Group tries to eliminate atheist stereotypes


Members of the Atheists, Agnostics and Freethinkers (AAFT) and others gathered in the Grant Formal B room Wednesday night to listen to the man who “sold his soul on eBay.”

Hemant Mehta, also known as “The Friendly Atheist,” spoke of his book “I Sold my Soul on eBay,” to the audience.

Mehta didn’t actually sell his soul on eBay. He said he doesn’t believe he has one, but his auction captured the interest of Christians and major media outlets nationwide.

What Mehta challenged his auction-viewers to do was bid $10 and he would go to a church of their choosing. Christian churches were a big part of this.

“My envision of a church was like the church in “The Simpsons,” so I wanted to find out for myself,” Mehta said.

His auction made front-page news in the Daily Southtown, and eventually it was getting major publicity. His auction benefitted and the bids kept rising.

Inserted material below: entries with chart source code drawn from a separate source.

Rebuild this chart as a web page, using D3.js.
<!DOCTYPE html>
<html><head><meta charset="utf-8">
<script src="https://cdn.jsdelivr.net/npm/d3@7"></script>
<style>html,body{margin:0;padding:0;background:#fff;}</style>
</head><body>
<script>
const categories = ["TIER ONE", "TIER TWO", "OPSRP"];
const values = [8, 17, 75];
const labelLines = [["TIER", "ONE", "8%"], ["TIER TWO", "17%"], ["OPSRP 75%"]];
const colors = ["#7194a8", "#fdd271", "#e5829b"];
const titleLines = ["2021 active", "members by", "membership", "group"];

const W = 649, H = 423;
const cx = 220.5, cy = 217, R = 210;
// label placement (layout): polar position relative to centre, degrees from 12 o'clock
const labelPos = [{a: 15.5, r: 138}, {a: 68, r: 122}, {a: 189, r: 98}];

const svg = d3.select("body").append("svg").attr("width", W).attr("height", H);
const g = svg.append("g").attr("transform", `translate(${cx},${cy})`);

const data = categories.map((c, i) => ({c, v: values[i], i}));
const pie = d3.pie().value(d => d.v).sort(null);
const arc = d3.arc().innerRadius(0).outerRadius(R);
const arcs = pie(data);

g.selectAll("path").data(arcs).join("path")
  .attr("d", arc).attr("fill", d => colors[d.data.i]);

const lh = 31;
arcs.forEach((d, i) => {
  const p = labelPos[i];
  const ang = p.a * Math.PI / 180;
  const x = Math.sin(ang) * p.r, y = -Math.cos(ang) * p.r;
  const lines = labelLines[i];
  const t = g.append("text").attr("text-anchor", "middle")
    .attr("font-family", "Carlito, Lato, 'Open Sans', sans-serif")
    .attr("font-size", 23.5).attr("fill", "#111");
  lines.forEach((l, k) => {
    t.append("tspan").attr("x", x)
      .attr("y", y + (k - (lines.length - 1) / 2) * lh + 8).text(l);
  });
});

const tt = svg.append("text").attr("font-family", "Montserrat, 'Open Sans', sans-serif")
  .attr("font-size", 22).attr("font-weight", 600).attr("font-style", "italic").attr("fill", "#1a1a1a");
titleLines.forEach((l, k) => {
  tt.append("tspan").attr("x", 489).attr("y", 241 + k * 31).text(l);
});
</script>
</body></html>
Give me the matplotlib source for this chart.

“Christians were bidding for me to go to church and Atheists were outbidding them for me to not go to church,” Mehta said.

In the end, Jim Henderson, a Christian pastor in Seattle, won the auction for $504.

Mehta’s main focuses during his speech were to promote “the happy Atheist” and to try to help erase stereotypes of “the angry Atheist.”

“One thing Atheists need to do more is work with charity,” Mehta said. “Doing charity work without necessarily getting credit for it; Christians do that all the time and without always pushing the Bible.”

Mehta’s visit had Kathryn Panger, president of the AAFT, hinting at bigger plans in store for the AAFT. The speech left Panger wanting to build stronger relations with other religious groups on campus.

“I’ve tried before to make relations with other religious groups on campus but, I don’t know, I don’t think I’ve tried hard enough,” Panger said. “[After hearing Mehta’s speech] I’m going to try and contact them and build better relations.”

Jonathan Guca, junior psychology major, believes Mehta’s approach will help Atheists.

“I think his approach will help us become more known and liked,” Guca said. “I was very impressed.”